====== DATASET EXTRACT

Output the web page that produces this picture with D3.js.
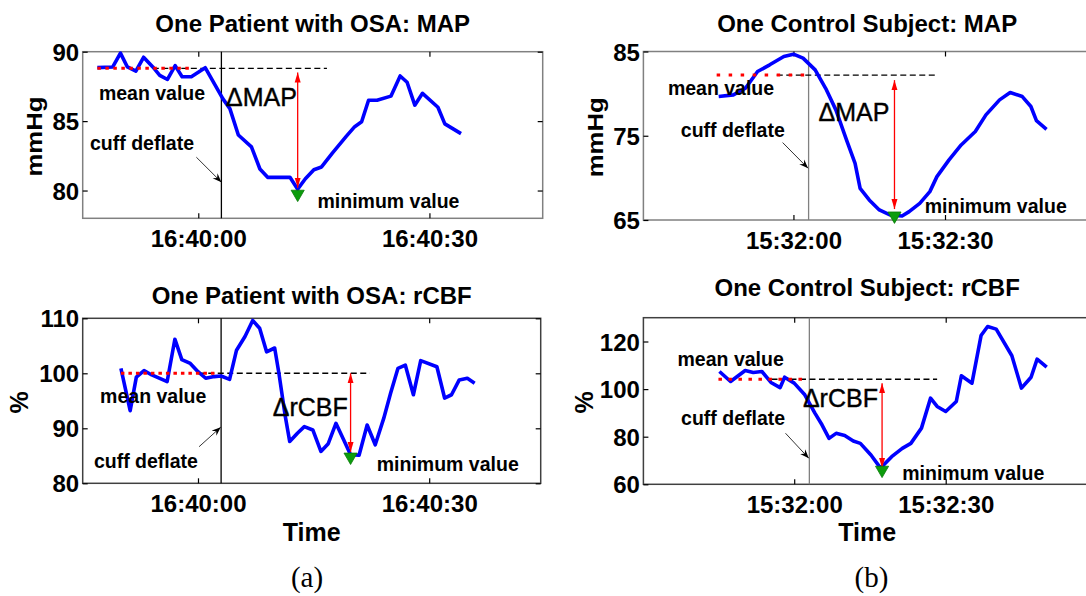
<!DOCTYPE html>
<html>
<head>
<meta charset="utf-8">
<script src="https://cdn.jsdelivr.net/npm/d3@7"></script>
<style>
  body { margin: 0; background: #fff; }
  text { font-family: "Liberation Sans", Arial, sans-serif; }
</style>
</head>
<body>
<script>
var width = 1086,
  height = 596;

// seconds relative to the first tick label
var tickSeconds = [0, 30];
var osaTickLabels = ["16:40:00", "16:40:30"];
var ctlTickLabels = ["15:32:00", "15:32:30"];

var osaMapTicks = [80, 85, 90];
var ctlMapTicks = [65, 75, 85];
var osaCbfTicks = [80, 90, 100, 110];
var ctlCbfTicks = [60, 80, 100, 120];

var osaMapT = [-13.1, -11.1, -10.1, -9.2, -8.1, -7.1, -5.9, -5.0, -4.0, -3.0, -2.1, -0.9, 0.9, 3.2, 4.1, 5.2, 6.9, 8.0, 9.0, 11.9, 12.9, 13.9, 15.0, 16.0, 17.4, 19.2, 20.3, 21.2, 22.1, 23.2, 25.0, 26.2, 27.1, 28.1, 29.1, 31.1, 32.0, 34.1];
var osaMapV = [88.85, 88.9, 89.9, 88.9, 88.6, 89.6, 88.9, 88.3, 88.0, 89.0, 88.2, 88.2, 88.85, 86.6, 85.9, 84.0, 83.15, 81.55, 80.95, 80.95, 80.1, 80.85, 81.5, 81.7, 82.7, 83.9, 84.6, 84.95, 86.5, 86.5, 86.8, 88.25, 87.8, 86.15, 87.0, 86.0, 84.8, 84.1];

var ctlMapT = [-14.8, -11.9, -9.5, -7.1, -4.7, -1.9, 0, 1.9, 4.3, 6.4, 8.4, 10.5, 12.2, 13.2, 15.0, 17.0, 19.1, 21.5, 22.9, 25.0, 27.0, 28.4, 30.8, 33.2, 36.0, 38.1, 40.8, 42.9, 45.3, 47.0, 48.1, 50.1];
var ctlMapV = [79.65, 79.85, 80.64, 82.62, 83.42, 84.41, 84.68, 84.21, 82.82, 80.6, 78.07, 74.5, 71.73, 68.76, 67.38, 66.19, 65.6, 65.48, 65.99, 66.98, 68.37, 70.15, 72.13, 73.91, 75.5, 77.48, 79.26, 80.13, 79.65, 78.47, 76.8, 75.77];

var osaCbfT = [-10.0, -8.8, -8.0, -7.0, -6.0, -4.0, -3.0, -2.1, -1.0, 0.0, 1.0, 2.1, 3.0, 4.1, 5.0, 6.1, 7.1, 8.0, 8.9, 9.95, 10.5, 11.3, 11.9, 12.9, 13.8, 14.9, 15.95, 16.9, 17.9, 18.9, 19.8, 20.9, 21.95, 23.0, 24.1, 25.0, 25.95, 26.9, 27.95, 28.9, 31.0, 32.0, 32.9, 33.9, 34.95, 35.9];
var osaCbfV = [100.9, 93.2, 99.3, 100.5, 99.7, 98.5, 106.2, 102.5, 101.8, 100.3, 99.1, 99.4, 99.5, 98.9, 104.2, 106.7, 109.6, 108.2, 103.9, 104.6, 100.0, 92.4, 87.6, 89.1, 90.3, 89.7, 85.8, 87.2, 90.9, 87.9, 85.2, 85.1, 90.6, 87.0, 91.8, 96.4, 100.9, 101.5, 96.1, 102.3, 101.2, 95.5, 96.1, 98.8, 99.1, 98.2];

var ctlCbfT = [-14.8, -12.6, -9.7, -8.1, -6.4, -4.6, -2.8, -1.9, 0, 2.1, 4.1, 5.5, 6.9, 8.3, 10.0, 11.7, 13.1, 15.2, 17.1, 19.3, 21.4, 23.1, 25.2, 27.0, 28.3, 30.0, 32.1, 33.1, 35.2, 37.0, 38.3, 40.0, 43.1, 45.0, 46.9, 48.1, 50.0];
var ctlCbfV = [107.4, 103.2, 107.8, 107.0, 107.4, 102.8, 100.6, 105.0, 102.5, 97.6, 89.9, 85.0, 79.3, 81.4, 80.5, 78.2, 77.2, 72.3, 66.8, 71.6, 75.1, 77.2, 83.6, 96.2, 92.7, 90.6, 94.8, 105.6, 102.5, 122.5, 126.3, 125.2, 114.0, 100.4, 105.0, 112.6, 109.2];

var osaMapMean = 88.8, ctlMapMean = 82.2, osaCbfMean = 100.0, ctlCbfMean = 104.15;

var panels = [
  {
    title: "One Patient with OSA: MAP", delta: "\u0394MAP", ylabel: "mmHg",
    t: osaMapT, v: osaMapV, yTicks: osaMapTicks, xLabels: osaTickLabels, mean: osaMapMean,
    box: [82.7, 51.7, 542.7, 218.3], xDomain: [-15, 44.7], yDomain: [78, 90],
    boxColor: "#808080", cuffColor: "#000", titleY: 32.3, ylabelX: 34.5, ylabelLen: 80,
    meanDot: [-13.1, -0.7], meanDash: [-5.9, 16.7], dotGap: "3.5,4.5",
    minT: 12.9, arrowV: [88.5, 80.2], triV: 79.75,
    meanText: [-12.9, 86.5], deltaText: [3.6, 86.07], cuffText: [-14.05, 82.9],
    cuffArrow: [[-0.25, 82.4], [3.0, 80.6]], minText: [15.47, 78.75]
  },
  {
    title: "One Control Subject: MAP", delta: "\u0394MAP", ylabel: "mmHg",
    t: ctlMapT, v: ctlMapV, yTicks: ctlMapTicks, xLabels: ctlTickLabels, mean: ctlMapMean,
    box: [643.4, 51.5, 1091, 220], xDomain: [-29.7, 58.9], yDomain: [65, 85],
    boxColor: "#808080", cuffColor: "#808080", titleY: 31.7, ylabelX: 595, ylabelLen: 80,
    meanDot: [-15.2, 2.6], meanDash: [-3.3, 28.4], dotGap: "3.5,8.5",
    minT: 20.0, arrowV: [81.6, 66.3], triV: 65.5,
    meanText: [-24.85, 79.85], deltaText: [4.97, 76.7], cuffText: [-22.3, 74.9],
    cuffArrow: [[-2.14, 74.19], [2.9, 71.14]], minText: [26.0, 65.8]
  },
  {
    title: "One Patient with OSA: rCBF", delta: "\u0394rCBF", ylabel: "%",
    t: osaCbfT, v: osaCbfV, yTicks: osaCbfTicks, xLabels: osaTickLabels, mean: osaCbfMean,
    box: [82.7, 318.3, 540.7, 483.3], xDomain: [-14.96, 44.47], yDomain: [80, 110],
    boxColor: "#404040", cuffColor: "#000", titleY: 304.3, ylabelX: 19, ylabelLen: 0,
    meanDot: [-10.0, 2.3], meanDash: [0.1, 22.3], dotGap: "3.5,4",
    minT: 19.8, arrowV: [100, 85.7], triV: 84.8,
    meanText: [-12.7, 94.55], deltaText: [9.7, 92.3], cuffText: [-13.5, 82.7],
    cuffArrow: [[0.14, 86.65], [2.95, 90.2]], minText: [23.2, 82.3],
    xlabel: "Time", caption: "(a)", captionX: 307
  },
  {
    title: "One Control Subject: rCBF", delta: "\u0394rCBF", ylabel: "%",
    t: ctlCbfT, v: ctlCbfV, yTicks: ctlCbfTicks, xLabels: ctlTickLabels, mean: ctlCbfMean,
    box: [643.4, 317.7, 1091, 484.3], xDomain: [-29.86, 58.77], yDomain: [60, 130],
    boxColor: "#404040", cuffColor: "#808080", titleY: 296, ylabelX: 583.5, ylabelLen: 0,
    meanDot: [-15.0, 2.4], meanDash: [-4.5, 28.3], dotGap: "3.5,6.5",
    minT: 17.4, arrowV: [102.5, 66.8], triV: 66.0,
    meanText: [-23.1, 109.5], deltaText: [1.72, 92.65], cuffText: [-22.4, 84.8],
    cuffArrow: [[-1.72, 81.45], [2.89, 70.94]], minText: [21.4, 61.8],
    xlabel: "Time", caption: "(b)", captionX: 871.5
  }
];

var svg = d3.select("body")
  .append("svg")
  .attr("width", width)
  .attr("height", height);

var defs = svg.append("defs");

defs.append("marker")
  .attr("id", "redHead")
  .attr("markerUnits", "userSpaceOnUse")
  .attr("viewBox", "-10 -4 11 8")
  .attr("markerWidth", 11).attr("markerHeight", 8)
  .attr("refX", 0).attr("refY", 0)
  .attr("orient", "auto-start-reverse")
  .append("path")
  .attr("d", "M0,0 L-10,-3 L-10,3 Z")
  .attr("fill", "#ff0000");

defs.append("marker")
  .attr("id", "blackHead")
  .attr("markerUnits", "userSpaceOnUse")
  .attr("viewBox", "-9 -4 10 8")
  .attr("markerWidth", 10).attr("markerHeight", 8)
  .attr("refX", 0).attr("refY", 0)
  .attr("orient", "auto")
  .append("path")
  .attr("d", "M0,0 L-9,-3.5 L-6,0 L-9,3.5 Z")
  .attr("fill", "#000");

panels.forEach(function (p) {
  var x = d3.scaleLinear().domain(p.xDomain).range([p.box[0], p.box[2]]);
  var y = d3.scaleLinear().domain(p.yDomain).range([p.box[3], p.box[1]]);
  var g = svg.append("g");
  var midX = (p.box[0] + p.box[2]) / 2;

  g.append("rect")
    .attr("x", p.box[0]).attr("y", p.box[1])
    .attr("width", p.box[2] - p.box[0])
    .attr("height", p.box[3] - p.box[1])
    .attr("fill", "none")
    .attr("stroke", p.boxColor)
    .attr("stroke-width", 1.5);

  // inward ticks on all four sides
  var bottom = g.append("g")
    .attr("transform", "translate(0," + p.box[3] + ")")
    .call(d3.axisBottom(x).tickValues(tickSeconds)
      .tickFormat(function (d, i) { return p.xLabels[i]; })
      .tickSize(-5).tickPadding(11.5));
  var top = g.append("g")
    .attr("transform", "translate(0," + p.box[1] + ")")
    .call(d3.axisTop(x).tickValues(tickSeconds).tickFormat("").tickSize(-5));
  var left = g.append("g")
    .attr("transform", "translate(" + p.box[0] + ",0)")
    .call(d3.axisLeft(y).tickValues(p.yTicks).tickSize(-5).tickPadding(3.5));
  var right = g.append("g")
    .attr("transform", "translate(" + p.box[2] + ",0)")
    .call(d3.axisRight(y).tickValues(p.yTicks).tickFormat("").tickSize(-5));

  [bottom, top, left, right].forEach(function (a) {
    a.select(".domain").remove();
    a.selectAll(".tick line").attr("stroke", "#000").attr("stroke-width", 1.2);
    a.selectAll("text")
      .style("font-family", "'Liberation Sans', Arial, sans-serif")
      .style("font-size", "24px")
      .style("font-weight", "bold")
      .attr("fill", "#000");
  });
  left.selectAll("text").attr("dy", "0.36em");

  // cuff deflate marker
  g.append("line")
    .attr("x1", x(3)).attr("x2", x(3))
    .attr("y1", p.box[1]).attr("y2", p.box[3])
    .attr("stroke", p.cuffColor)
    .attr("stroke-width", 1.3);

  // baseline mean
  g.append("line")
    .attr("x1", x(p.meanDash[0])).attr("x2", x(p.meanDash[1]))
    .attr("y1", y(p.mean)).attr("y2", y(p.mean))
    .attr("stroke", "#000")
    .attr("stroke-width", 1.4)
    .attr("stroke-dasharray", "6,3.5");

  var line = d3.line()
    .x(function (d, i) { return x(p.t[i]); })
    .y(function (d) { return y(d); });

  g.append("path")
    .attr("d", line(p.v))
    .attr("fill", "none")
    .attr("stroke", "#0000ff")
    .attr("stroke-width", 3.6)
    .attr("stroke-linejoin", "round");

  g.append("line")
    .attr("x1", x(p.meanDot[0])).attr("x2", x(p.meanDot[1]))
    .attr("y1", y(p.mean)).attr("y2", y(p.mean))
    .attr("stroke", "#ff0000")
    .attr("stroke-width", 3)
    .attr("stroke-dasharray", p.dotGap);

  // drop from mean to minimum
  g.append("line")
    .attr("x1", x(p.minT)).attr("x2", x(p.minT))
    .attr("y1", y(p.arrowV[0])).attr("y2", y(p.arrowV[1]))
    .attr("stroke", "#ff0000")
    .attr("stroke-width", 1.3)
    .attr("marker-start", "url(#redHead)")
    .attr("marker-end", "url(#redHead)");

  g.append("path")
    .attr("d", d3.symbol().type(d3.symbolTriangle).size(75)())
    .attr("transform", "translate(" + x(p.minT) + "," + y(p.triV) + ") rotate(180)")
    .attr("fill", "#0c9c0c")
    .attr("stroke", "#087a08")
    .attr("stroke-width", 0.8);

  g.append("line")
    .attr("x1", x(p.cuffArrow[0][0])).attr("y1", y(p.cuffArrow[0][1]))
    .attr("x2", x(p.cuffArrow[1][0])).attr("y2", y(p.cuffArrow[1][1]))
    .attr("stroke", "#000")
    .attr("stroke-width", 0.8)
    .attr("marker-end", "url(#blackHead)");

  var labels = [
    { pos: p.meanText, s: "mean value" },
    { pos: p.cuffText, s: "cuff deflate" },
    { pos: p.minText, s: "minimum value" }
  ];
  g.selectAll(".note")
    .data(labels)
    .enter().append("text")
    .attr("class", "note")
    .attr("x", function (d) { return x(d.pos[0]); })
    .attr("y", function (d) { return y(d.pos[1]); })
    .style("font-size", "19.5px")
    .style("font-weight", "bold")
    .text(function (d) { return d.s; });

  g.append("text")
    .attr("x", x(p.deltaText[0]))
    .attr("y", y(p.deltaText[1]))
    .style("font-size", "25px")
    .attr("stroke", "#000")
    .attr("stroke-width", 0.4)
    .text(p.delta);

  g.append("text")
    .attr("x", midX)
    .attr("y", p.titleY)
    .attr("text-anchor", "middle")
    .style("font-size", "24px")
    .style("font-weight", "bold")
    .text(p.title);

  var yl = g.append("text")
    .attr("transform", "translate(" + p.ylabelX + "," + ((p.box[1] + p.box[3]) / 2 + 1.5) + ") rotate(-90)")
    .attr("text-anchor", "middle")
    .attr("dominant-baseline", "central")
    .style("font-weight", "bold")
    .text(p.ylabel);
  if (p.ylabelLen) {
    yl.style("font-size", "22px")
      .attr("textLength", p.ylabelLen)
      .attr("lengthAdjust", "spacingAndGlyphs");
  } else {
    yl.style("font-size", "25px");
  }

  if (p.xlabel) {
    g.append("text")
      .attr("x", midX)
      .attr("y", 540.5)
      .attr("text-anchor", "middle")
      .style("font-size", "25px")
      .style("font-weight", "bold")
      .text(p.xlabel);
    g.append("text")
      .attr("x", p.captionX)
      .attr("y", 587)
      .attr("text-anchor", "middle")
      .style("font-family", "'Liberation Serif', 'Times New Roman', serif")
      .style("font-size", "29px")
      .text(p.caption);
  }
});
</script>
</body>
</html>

============

- [EXERCISE DETAILS] Repeat the lines above, starting at the first and stopping after the line that holds "86.0, 84.8, 84.1];", with the pictures left out.

- [OUTPUT]
Output the web page that produces this picture with D3.js.
<!DOCTYPE html>
<html>
<head>
<meta charset="utf-8">
<script src="https://cdn.jsdelivr.net/npm/d3@7"></script>
<style>
  body { margin: 0; background: #fff; }
  text { font-family: "Liberation Sans", Arial, sans-serif; }
</style>
</head>
<body>
<script>
var width = 1086,
  height = 596;

// seconds relative to the first tick label
var tickSeconds = [0, 30];
var osaTickLabels = ["16:40:00", "16:40:30"];
var ctlTickLabels = ["15:32:00", "15:32:30"];

var osaMapTicks = [80, 85, 90];
var ctlMapTicks = [65, 75, 85];
var osaCbfTicks = [80, 90, 100, 110];
var ctlCbfTicks = [60, 80, 100, 120];

var osaMapT = [-13.1, -11.1, -10.1, -9.2, -8.1, -7.1, -5.9, -5.0, -4.0, -3.0, -2.1, -0.9, 0.9, 3.2, 4.1, 5.2, 6.9, 8.0, 9.0, 11.9, 12.9, 13.9, 15.0, 16.0, 17.4, 19.2, 20.3, 21.2, 22.1, 23.2, 25.0, 26.2, 27.1, 28.1, 29.1, 31.1, 32.0, 34.1];
var osaMapV = [88.85, 88.9, 89.9, 88.9, 88.6, 89.6, 88.9, 88.3, 88.0, 89.0, 88.2, 88.2, 88.85, 86.6, 85.9, 84.0, 83.15, 81.55, 80.95, 80.95, 80.1, 80.85, 81.5, 81.7, 82.7, 83.9, 84.6, 84.95, 86.5, 86.5, 86.8, 88.25, 87.8, 86.15, 87.0, 86.0, 84.8, 84.1];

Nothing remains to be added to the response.